* EXERCISE DESCRIPTION
Check each line of the records below and collect those holding "matplotlib".
** start of TASK DATA **
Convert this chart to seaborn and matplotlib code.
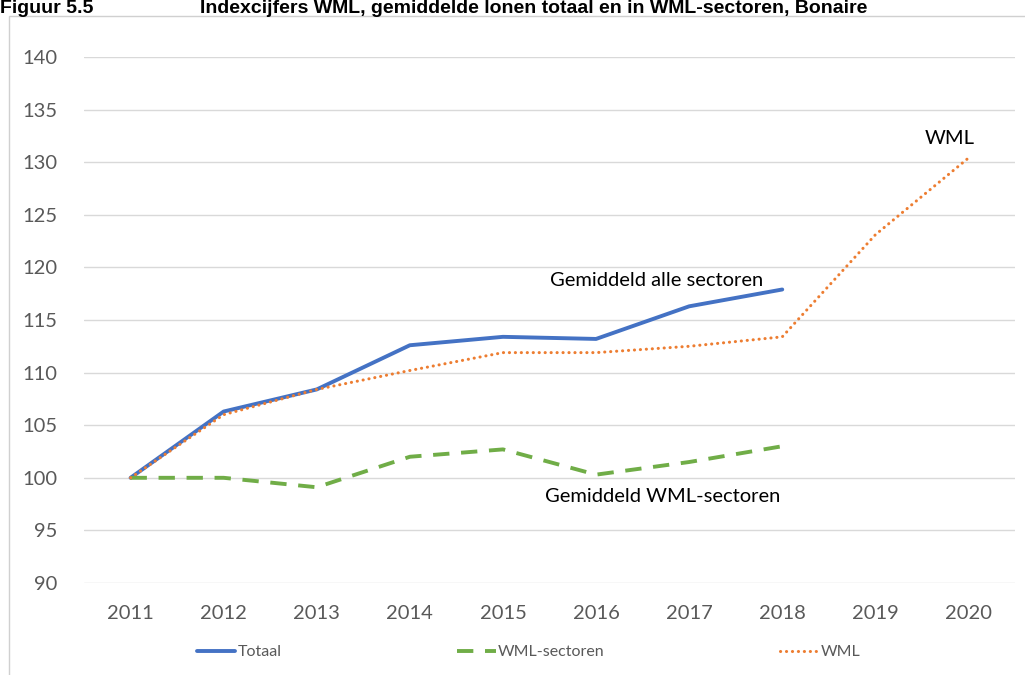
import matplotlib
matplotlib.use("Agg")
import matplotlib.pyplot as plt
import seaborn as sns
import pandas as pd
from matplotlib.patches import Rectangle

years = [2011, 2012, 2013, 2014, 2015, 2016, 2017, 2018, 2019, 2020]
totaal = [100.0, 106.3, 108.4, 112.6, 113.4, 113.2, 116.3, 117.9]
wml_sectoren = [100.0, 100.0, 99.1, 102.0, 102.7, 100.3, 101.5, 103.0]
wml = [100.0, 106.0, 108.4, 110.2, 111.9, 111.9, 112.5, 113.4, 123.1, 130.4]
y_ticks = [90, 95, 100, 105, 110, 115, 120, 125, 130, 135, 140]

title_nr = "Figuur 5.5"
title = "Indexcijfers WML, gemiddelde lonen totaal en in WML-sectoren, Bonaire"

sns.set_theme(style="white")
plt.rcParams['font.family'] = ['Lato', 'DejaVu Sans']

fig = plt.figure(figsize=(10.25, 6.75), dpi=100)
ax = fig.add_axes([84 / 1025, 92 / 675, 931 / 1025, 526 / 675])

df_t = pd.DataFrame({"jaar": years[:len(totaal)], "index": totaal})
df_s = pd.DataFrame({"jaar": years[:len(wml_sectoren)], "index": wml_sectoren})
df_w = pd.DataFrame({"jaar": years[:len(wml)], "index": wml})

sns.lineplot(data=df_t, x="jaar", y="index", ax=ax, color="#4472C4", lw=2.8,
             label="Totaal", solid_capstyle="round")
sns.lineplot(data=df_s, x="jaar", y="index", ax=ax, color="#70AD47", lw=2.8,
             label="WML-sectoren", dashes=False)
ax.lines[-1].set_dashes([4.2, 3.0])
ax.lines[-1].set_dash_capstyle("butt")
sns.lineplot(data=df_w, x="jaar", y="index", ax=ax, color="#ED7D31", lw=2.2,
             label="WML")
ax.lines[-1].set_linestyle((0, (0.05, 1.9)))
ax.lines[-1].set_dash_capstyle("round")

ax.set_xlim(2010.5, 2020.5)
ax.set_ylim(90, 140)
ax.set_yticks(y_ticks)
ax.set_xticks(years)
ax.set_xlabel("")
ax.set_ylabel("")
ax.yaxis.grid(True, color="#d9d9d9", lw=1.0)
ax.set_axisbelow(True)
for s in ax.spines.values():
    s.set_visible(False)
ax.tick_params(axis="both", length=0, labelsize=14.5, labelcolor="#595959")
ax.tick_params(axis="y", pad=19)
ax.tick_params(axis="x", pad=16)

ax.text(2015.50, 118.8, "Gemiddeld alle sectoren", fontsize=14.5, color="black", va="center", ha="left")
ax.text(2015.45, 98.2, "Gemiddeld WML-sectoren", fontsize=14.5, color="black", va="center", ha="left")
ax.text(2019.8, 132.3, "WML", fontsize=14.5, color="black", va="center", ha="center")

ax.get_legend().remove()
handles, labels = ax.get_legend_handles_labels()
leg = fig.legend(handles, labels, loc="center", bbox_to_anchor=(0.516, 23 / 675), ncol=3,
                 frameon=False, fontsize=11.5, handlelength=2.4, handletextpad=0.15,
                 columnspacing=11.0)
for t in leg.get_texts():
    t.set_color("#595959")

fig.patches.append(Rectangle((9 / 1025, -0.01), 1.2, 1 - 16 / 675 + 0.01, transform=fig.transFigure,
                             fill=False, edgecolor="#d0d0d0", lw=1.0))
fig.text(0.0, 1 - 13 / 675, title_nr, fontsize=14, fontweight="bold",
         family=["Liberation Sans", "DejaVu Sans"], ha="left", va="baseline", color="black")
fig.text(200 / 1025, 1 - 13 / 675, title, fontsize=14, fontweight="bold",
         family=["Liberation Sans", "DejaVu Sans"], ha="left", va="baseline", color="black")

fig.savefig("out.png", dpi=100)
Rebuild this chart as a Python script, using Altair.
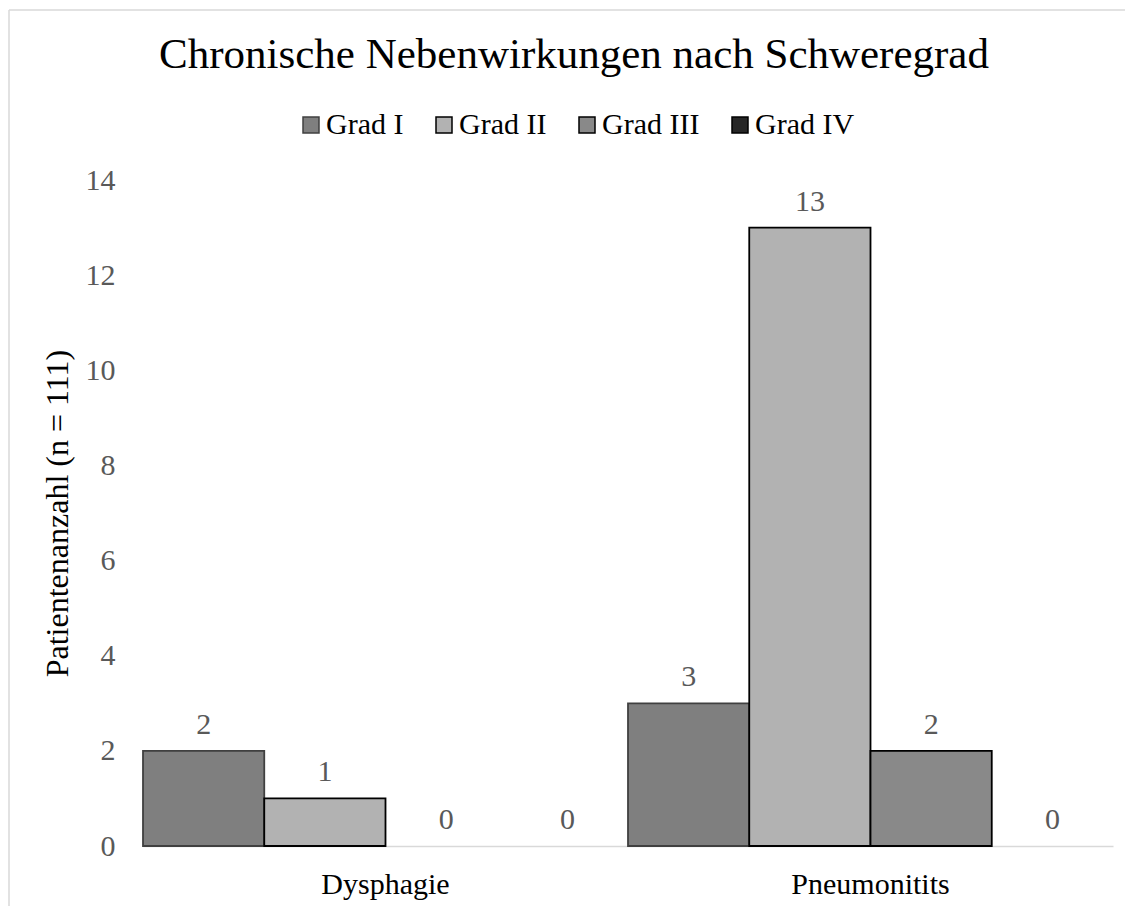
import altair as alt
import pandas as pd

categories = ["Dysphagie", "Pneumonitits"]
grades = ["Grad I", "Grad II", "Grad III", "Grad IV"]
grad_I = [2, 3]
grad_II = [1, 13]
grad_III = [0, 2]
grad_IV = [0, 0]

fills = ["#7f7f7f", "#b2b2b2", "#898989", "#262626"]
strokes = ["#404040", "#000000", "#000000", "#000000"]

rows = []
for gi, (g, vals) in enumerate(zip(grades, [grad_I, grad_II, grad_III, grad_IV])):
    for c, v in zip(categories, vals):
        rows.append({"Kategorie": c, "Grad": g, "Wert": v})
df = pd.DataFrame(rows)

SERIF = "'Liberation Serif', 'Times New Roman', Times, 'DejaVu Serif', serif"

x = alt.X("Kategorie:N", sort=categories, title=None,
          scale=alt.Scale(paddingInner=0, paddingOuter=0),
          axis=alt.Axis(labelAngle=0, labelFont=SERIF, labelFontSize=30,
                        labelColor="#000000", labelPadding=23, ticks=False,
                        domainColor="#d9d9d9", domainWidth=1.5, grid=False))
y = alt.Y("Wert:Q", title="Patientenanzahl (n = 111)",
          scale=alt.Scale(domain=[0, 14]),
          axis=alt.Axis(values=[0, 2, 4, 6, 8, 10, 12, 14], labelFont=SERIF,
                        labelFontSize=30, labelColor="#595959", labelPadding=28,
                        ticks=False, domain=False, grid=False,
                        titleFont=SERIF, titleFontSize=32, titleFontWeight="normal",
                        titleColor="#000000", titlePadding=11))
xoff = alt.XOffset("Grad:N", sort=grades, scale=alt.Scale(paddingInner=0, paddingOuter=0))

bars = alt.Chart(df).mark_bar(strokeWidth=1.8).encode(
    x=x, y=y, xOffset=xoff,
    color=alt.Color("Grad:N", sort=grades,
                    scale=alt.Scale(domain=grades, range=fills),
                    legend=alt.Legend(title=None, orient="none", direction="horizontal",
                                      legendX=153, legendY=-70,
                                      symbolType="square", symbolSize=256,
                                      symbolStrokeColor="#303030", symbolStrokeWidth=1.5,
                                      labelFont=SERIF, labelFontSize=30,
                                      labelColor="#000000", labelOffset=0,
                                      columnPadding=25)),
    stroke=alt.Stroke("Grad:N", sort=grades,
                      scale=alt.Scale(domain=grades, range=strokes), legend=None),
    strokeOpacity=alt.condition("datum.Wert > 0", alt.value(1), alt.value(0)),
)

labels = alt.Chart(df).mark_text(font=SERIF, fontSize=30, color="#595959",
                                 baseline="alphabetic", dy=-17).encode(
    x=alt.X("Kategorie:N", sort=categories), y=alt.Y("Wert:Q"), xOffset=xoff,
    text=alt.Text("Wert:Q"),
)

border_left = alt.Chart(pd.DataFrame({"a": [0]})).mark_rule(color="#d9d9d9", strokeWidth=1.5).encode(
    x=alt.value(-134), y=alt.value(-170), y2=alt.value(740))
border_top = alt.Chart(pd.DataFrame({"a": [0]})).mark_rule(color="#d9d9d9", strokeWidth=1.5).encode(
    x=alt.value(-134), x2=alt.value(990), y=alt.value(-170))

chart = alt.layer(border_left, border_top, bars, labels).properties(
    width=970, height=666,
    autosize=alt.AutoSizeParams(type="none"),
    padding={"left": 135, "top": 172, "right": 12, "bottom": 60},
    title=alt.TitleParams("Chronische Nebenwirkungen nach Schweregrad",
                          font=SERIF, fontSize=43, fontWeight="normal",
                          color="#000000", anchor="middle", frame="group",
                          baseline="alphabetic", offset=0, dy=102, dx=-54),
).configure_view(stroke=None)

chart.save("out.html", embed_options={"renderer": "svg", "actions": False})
** end of TASK DATA **
* RESULT BELOW
Convert this chart to seaborn and matplotlib code.
import matplotlib
matplotlib.use("Agg")
import matplotlib.pyplot as plt
from matplotlib.patches import Rectangle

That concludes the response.